Again, the specifics of our interpretation of these passages are not the point of my thoughts here. We’re instead focusing on the need to resort to metaphor and non-literal thinking to make the popular Christian interpretation of these scriptures the least bit functional.
Some more examples:
Isaiah 52-53: Like Isaiah 7 and 9, there is a very strong metaphorical relationship between this text and the life of Jesus Christ. But we must also conveniently overlook some inconsistencies between the description of the “suffering servant” and Jesus or again assume that this text had both a more immediate interpretation and more metaphorical applicability to Jesus.
Psalm 2:7: “I will proclaim the LORD’s decree: He said to me, ‘You are my son; today I have become your father.” This cannot be a literal reference to Jesus if you are a Trinitarian Christian, as such an interpretation would result in the heresy of “adoptionism.”
Zechariah 12:10: The passage about “the one they have pierced” and those that follow certainly seem to have correspondence with the Crucifixion–you might have read this passage during Good Friday services. As I have above, I’m not asserting that this passage doesn’t have anything to do with the Gospels. However, if we look at the first verses of Chapter 12, I think we have to consider that this passage is not literally referring to Jesus’ on the Cross and that our (probably correct) temptation to read that relationship relies on a metaphorical relationship.
As I’ve tried to indicate in the preceding paragraphs, I’m going to accept the applicability of the Old Testament passages cited above to Jesus. There are many more examples to be given, but I’m going to try to keep this post short(ish).
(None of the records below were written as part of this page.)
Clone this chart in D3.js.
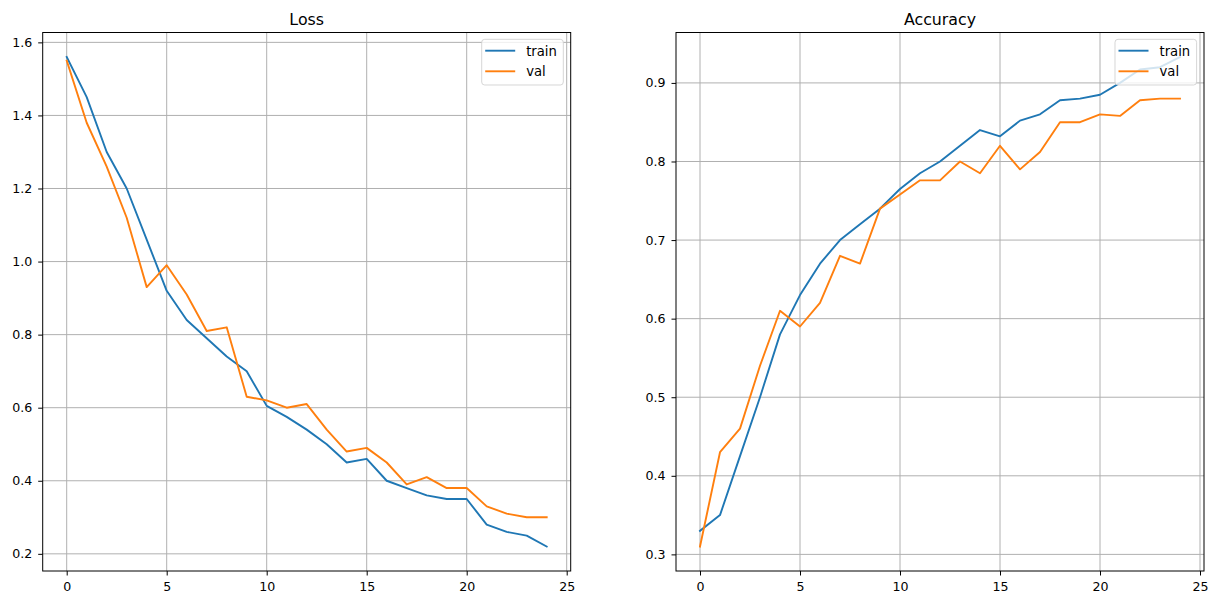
<!DOCTYPE html>
<html>
<head>
<meta charset="utf-8">
<script src="https://cdn.jsdelivr.net/npm/d3@7"></script>
<style>
  html, body { margin: 0; padding: 0; background: #fff; }
  svg { display: block; font-family: "DejaVu Sans", sans-serif; }
</style>
</head>
<body>
<svg id="chart" width="1219" height="605"></svg>
<script>
const epochs = [0,1,2,3,4,5,6,7,8,9,10,11,12,13,14,15,16,17,18,19,20,21,22,23,24];
const lossTrain = [1.56,1.45,1.30,1.20,1.06,0.92,0.84,0.79,0.74,0.70,0.605,0.575,0.54,0.50,0.45,0.46,0.40,0.38,0.36,0.35,0.35,0.28,0.26,0.25,0.22];
const lossVal   = [1.55,1.38,1.26,1.12,0.93,0.99,0.91,0.81,0.82,0.63,0.62,0.60,0.61,0.54,0.48,0.49,0.45,0.39,0.41,0.38,0.38,0.33,0.31,0.30,0.30];
const accTrain  = [0.33,0.35,0.425,0.50,0.58,0.63,0.67,0.70,0.72,0.74,0.765,0.785,0.80,0.82,0.84,0.832,0.852,0.86,0.878,0.88,0.885,0.90,0.917,0.92,0.933];
const accVal    = [0.31,0.43,0.46,0.54,0.61,0.59,0.62,0.68,0.67,0.74,0.758,0.776,0.776,0.80,0.785,0.82,0.79,0.812,0.85,0.85,0.86,0.858,0.878,0.88,0.88];
const xTicks = [0,5,10,15,20,25];
const lossTicks = [0.2,0.4,0.6,0.8,1.0,1.2,1.4,1.6];
const accTicks = [0.3,0.4,0.5,0.6,0.7,0.8,0.9];
const seriesNames = ["train","val"];
const titles = ["Loss","Accuracy"];

const colors = ["#1f77b4","#ff7f0e"];
const svg = d3.select("#chart");
svg.append("rect").attr("width",1219).attr("height",605).attr("fill","#fff");

function panel(left, right, title, series, yTicks, fmt) {
  const top = 32.5, bottom = 571;
  const xs = d3.scaleLinear().domain([-1.2, 25.2]).range([left, right]);
  const all = series.flat();
  const mn = d3.min(all), mx = d3.max(all), m = (mx - mn) * 0.05;
  const ys = d3.scaleLinear().domain([mn - m, mx + m]).range([bottom, top]);
  const g = svg.append("g");

  // grid
  g.append("g").selectAll("line").data(xTicks).join("line")
    .attr("x1", d => xs(d)).attr("x2", d => xs(d))
    .attr("y1", top).attr("y2", bottom)
    .attr("stroke", "#b0b0b0").attr("stroke-width", 1);
  g.append("g").selectAll("line").data(yTicks).join("line")
    .attr("x1", left).attr("x2", right)
    .attr("y1", d => ys(d)).attr("y2", d => ys(d))
    .attr("stroke", "#b0b0b0").attr("stroke-width", 1);

  // lines
  const line = d3.line().x((d,i) => xs(epochs[i])).y(d => ys(d));
  series.forEach((s, k) => {
    g.append("path").datum(s).attr("d", line)
      .attr("fill", "none").attr("stroke", colors[k])
      .attr("stroke-width", 1.9).attr("stroke-linejoin", "round").attr("stroke-linecap", "square");
  });

  // axes
  const xa = g.append("g").attr("transform", `translate(0,${bottom})`)
    .call(d3.axisBottom(xs).tickValues(xTicks).tickSize(4.5).tickPadding(6.5).tickFormat(d3.format("d")));
  const ya = g.append("g").attr("transform", `translate(${left},0)`)
    .call(d3.axisLeft(ys).tickValues(yTicks).tickSize(4.5).tickPadding(6).tickFormat(d3.format(fmt)));
  [xa, ya].forEach(a => {
    a.select(".domain").remove();
    a.selectAll("text").attr("font-size", "12.6px").attr("fill", "#000")
      .attr("font-family", "DejaVu Sans, sans-serif");
    a.selectAll("line").attr("stroke", "#000").attr("stroke-width", 1);
  });

  // spines
  g.append("rect").attr("x", left).attr("y", top)
    .attr("width", right - left).attr("height", bottom - top)
    .attr("fill", "none").attr("stroke", "#000").attr("stroke-width", 1);

  // title
  g.append("text").attr("x", (left + right) / 2).attr("y", 24.5)
    .attr("text-anchor", "middle").attr("font-size", "15.8px").attr("fill", "#000")
    .text(title);

  // legend
  const lw = 81.6, lh = 45.7;
  const lx = right - 7.4 - lw, ly = top + 6.8;
  const lg = g.append("g");
  lg.append("rect").attr("x", lx).attr("y", ly).attr("width", lw).attr("height", lh)
    .attr("rx", 3).attr("fill", "#fff").attr("fill-opacity", 0.8)
    .attr("stroke", "#cccccc").attr("stroke-opacity", 0.8).attr("stroke-width", 1);
  seriesNames.forEach((name, k) => {
    const yy = ly + 11.4 + k * 20.6;
    lg.append("line").attr("x1", lx + 3.5).attr("x2", lx + 33.5)
      .attr("y1", yy).attr("y2", yy).attr("stroke", colors[k]).attr("stroke-width", 1.9);
    lg.append("text").attr("x", lx + 44.5).attr("y", yy + 4.8)
      .attr("font-size", "13.2px").attr("fill", "#000").text(name);
  });
}

panel(42.7, 570.7, titles[0], [lossTrain, lossVal], lossTicks, ".1f");
panel(676, 1204, titles[1], [accTrain, accVal], accTicks, ".1f");
</script>
</body>
</html>
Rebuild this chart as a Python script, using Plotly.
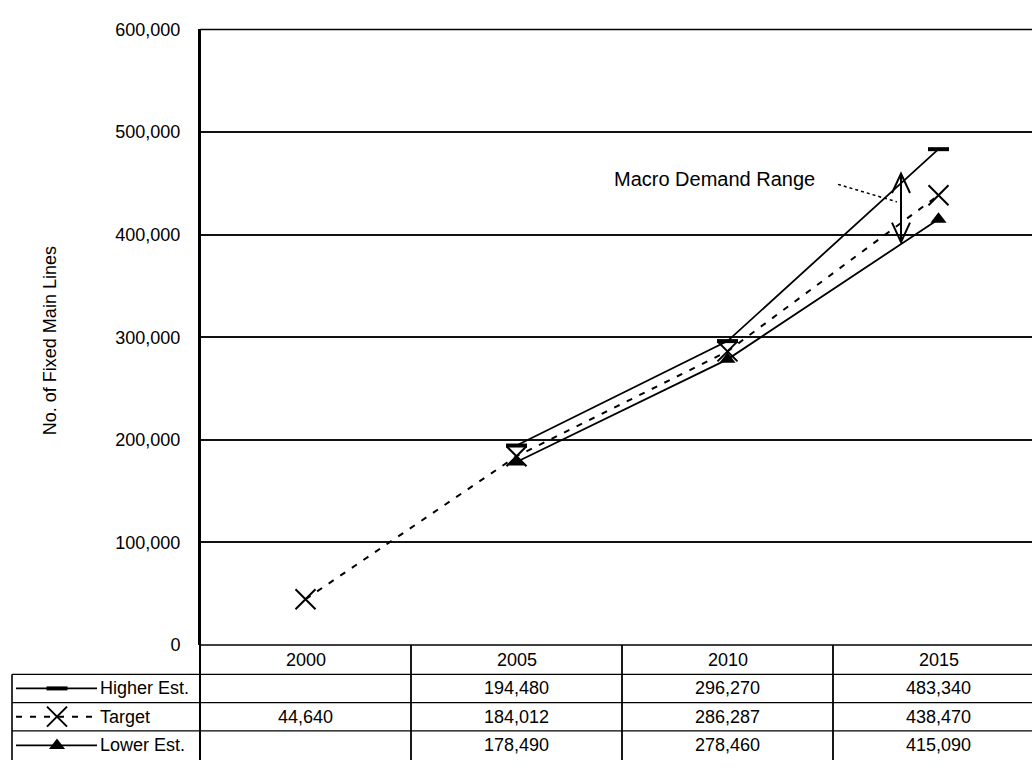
import plotly.graph_objects as go

# ---------------- data ----------------
years = ["2000", "2005", "2010", "2015"]
higher = [None, 194480, 296270, 483340]
target = [44640, 184012, 286287, 438470]
lower = [None, 178490, 278460, 415090]
series_names = ["Higher Est.", "Target", "Lower Est."]
y_ticks = [0, 100000, 200000, 300000, 400000, 500000, 600000]
y_title = "No. of Fixed Main Lines"
range_label = "Macro Demand Range"

# ---------------- layout geometry (pixels) ----------------
W, H = 1032, 770
PL, PT, PB = 200, 20, 652          # plot left / top / bottom
COL_W = 211                         # width of one category column
ROWS = [652, 682, 711, 740, 770]    # table row edges
TABLE_L = 12
FONT = "Liberation Sans, Arial, sans-serif"
YMAX = 600000

def px_x(p):
    return (p - PL) / COL_W - 0.5

def px_dy(d):
    return d / (PB - PT) * YMAX

def py(p):
    return 1 - p / H

xs = list(range(len(years)))

fig = go.Figure()

styles = [
    dict(line=dict(color="black", width=1.8),
         marker=dict(symbol="line-ew", size=15, line=dict(color="black", width=4))),
    dict(line=dict(color="black", width=2, dash="6px,8px"),
         marker=dict(symbol="x-thin", size=20, line=dict(color="black", width=2))),
    dict(line=dict(color="black", width=1.8),
         marker=dict(symbol="triangle-up", size=14, color="black")),
]
for name, vals, st in zip(series_names, [higher, target, lower], styles):
    fig.add_trace(go.Scatter(x=xs, y=vals, name=name, mode="lines+markers",
                             line=st["line"], marker=st["marker"],
                             connectgaps=False, cliponaxis=False,
                             showlegend=False, xaxis="x", yaxis="y"))

# legend samples inside the table (pixel-space overlay axes)
row_centers = [(ROWS[i] + ROWS[i + 1]) / 2 for i in range(len(ROWS) - 1)]
for i, (name, st) in enumerate(zip(series_names, styles)):
    c = row_centers[i + 1]
    fig.add_trace(go.Scatter(x=[16, 97], y=[c, c], mode="lines", line=st["line"],
                             showlegend=False, xaxis="x2", yaxis="y2", hoverinfo="skip"))
    fig.add_trace(go.Scatter(x=[57], y=[c], mode="markers", marker=st["marker"],
                             showlegend=False, xaxis="x2", yaxis="y2", hoverinfo="skip",
                             cliponaxis=False))

shapes = []
annotations = []
BLACK = "black"

# top border of plot
shapes.append(dict(type="line", xref="paper", yref="paper", x0=PL / W, x1=1,
                   y0=py(PT), y1=py(PT), line=dict(color=BLACK, width=1.6)))
# table horizontal lines
shapes.append(dict(type="line", xref="paper", yref="paper", x0=PL / W, x1=1,
                   y0=py(ROWS[0]), y1=py(ROWS[0]), line=dict(color=BLACK, width=1.6)))
for r in ROWS[1:-1]:
    shapes.append(dict(type="line", xref="paper", yref="paper", x0=TABLE_L / W, x1=1,
                       y0=py(r), y1=py(r), line=dict(color=BLACK, width=1.3)))
# table vertical lines
shapes.append(dict(type="line", xref="paper", yref="paper", x0=TABLE_L / W, x1=TABLE_L / W,
                   y0=py(ROWS[1]), y1=0, line=dict(color=BLACK, width=1.6)))
shapes.append(dict(type="line", xref="paper", yref="paper", x0=PL / W, x1=PL / W,
                   y0=py(PT), y1=0, line=dict(color=BLACK, width=2)))
for k in range(len(years) - 1):
    shapes.append(dict(type="line", xref="x", yref="paper", x0=k + 0.5, x1=k + 0.5,
                       y0=py(ROWS[0]), y1=0, line=dict(color=BLACK, width=1.8)))

# table text
for k, yr in enumerate(years):
    annotations.append(dict(x=k, y=py(row_centers[0]), xref="x", yref="paper",
                            text=yr, showarrow=False, xanchor="center", yanchor="middle"))
for i, vals in enumerate([higher, target, lower]):
    for k, v in enumerate(vals):
        if v is None:
            continue
        annotations.append(dict(x=k, y=py(row_centers[i + 1]), xref="x", yref="paper",
                                text=f"{v:,}", showarrow=False,
                                xanchor="center", yanchor="middle"))
for i, name in enumerate(series_names):
    annotations.append(dict(x=98 / W, y=py(row_centers[i + 1]), xref="paper", yref="paper",
                            text=name, showarrow=False, xanchor="left", yanchor="middle"))

# y axis title
annotations.append(dict(x=50 / W, y=py(340), xref="paper", yref="paper",
                        text=y_title, textangle=-90, showarrow=False,
                        xanchor="center", yanchor="middle", font=dict(size=18)))

# Macro demand range arrow (between the higher and lower lines)
a = px_x(901)
t = a - 2
hi_a = higher[2] + t * (higher[3] - higher[2])
lo_a = lower[2] + t * (lower[3] - lower[2])
top = hi_a + px_dy(10)
bot = lo_a + px_dy(2)
shapes.append(dict(type="line", xref="x", yref="y", x0=a, x1=a, y0=bot, y1=top,
                   line=dict(color=BLACK, width=2)))
wx = 9 / COL_W
wy = px_dy(20)
shapes.append(dict(type="path", xref="x", yref="y",
                   path=f"M {a - wx},{top - wy} L {a},{top} L {a + wx},{top - wy}",
                   line=dict(color=BLACK, width=2)))
shapes.append(dict(type="path", xref="x", yref="y",
                   path=f"M {a - wx},{bot + wy} L {a},{bot} L {a + wx},{bot + wy}",
                   line=dict(color=BLACK, width=2)))
# dotted leader
shapes.append(dict(type="line", xref="paper", yref="paper", x0=838 / W, y0=py(179),
                   x1=897 / W, y1=py(197), line=dict(color=BLACK, width=1.5, dash="dot")))
annotations.append(dict(x=612 / W, y=py(174), xref="paper", yref="paper",
                        text=range_label, showarrow=False, xanchor="left",
                        yanchor="middle", font=dict(size=20)))

fig.update_layout(
    width=W, height=H,
    margin=dict(l=0, r=0, t=0, b=0),
    paper_bgcolor="white",
    plot_bgcolor="rgba(0,0,0,0)",
    font=dict(family=FONT, size=18, color="black"),
    showlegend=False,
    xaxis=dict(domain=[PL / W, 1], range=[-0.5, -0.5 + (W - PL) / COL_W],
               showticklabels=False, showgrid=False, zeroline=False, showline=False,
               ticks="", fixedrange=True),
    yaxis=dict(domain=[1 - PB / H, 1 - PT / H], range=[0, YMAX], tickvals=y_ticks,
               tickformat=",", showgrid=True, gridcolor="#111", gridwidth=1.5,
               zeroline=False, showline=True, linecolor=BLACK, linewidth=2,
               ticks="", ticklabelstandoff=14, tickfont=dict(size=18)),
    xaxis2=dict(domain=[0, 1], range=[0, W], visible=False, anchor="y2", fixedrange=True),
    yaxis2=dict(domain=[0, 1], range=[H, 0], visible=False, anchor="x2", fixedrange=True),
    shapes=shapes,
    annotations=annotations,
)

fig.write_html("out.html",
               post_script="document.body.style.margin='0';document.body.style.overflow='hidden';")
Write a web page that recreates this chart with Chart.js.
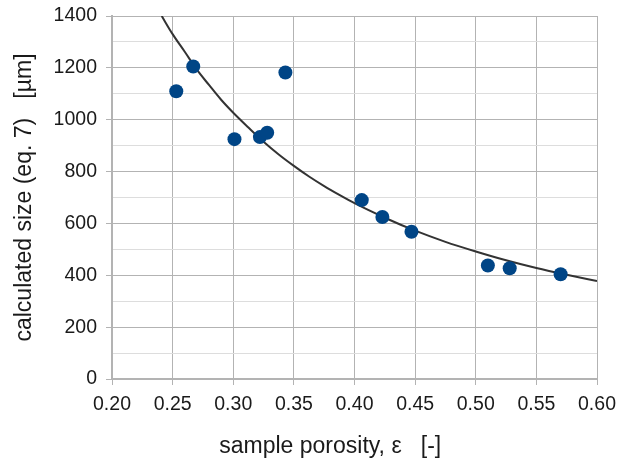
<!DOCTYPE html>
<html><head><meta charset="utf-8">
<script src="https://cdn.jsdelivr.net/npm/chart.js@4/dist/chart.umd.min.js"></script>
<style>html,body{margin:0;padding:0;background:#fff}#wrap{width:618px;height:461px}</style>
</head><body><div id="wrap"><canvas id="c" width="618" height="461"></canvas></div>
<script>
// measured sample data
const porosity = [0.253, 0.267, 0.301, 0.322, 0.328, 0.343, 0.406, 0.423, 0.447, 0.510, 0.528, 0.570];
const sizeUm   = [1110, 1205, 925, 933, 950, 1182, 690, 625, 568, 438, 427, 404];
// fitted curve
const fitPorosity = [0.241, 0.25, 0.26, 0.27, 0.28, 0.29, 0.30, 0.3125, 0.325, 0.3375, 0.35, 0.3625, 0.375, 0.3875, 0.40, 0.425, 0.45, 0.475, 0.50, 0.525, 0.55, 0.575, 0.60];
const fitSize     = [1400, 1330, 1262, 1193, 1134, 1077, 1027, 970, 915, 866, 822, 781, 744, 710, 678, 622, 572, 529, 492, 458, 428, 402, 378];
const xMin = 0.20, xMax = 0.60, xStep = 0.05;
const yMin = 0, yMax = 1400, yMinorStep = 100, yMajorStep = 200;
const xTitle = 'sample porosity, ε   [-]';
const yTitle = 'calculated size (eq. 7)   [µm]';

const FONT = "'Liberation Sans', Arial, sans-serif";
const TXT = '#1a1a1a';

// x-axis title drawn slightly left of the plot centre, as in the original
const xTitlePlugin = {
  id: 'xTitle',
  afterDraw(chart) {
    const {ctx, chartArea} = chart;
    ctx.save();
    ctx.font = "23px " + FONT;
    ctx.fillStyle = TXT;
    ctx.textAlign = 'center';
    ctx.textBaseline = 'middle';
    const cx = chartArea.left + (chartArea.right - chartArea.left) * 0.45;
    ctx.fillText(xTitle, cx, chart.height - 14);
    ctx.restore();
  }
};

new Chart(document.getElementById('c'), {
  type: 'scatter',
  data: {
    datasets: [
      {
        label: 'data',
        data: porosity.map((x, i) => ({x, y: sizeUm[i]})),
        backgroundColor: '#004586',
        borderColor: '#004586',
        pointRadius: 7,
        pointHoverRadius: 7,
        borderWidth: 0,
        order: 1
      },
      {
        label: 'fit',
        data: fitPorosity.map((x, i) => ({x, y: fitSize[i]})),
        showLine: true,
        borderColor: '#333333',
        borderWidth: 2,
        pointRadius: 0,
        cubicInterpolationMode: 'monotone',
        fill: false,
        order: 2
      }
    ]
  },
  plugins: [xTitlePlugin],
  options: {
    responsive: false,
    animation: false,
    devicePixelRatio: 1,
    layout: { padding: { left: 0, right: 21, top: 16, bottom: 0 } },
    plugins: { legend: { display: false }, tooltip: { enabled: false } },
    scales: {
      x: {
        type: 'linear', min: xMin, max: xMax,
        afterFit: s => { s.height = 461 - 379; s.paddingLeft = 0; s.paddingRight = 0; },
        ticks: { stepSize: xStep, color: TXT, font: { family: FONT, size: 19.5 }, padding: 8,
                 callback: v => Number(v).toFixed(2) },
        grid: { color: '#b3b3b3', tickColor: '#b3b3b3', tickLength: 6, lineWidth: 1 },
        border: { color: '#b3b3b3', width: 2 },
        title: { display: false }
      },
      y: {
        type: 'linear', min: yMin, max: yMax,
        afterFit: s => { s.width = 112; s.paddingTop = 0; s.paddingBottom = 0; },
        ticks: { stepSize: yMinorStep, color: TXT, font: { family: FONT, size: 19.5 }, padding: 9,
                 autoSkip: false,
                 callback: v => (v % yMajorStep === 0 ? String(v) : '') },
        grid: {
          color: c => (c.tick && c.tick.value % yMajorStep === 0 ? '#b3b3b3' : '#dddddd'),
          tickColor: c => (c.tick && c.tick.value % yMajorStep === 0 ? '#b3b3b3' : 'rgba(0,0,0,0)'),
          tickLength: 6, lineWidth: 1
        },
        border: { color: '#b3b3b3', width: 2 },
        title: { display: true, text: yTitle, color: TXT,
                 font: { family: FONT, size: 23 }, padding: { top: 11, bottom: 0 } }
      }
    }
  }
});
</script></body></html>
To accept that we should assign Christian meaning to those OT scriptures and maintain some semblance of logic and intellectual honesty, we must acknowledge that metaphor is sometimes required in the “proper” interpretation of the scriptures.
If we do that, we cannot hold both that these passages point to the Messiah and that the Bible should only be read literally and without layers of indirect meaning and complex interpretation. Interesting, n’est pas?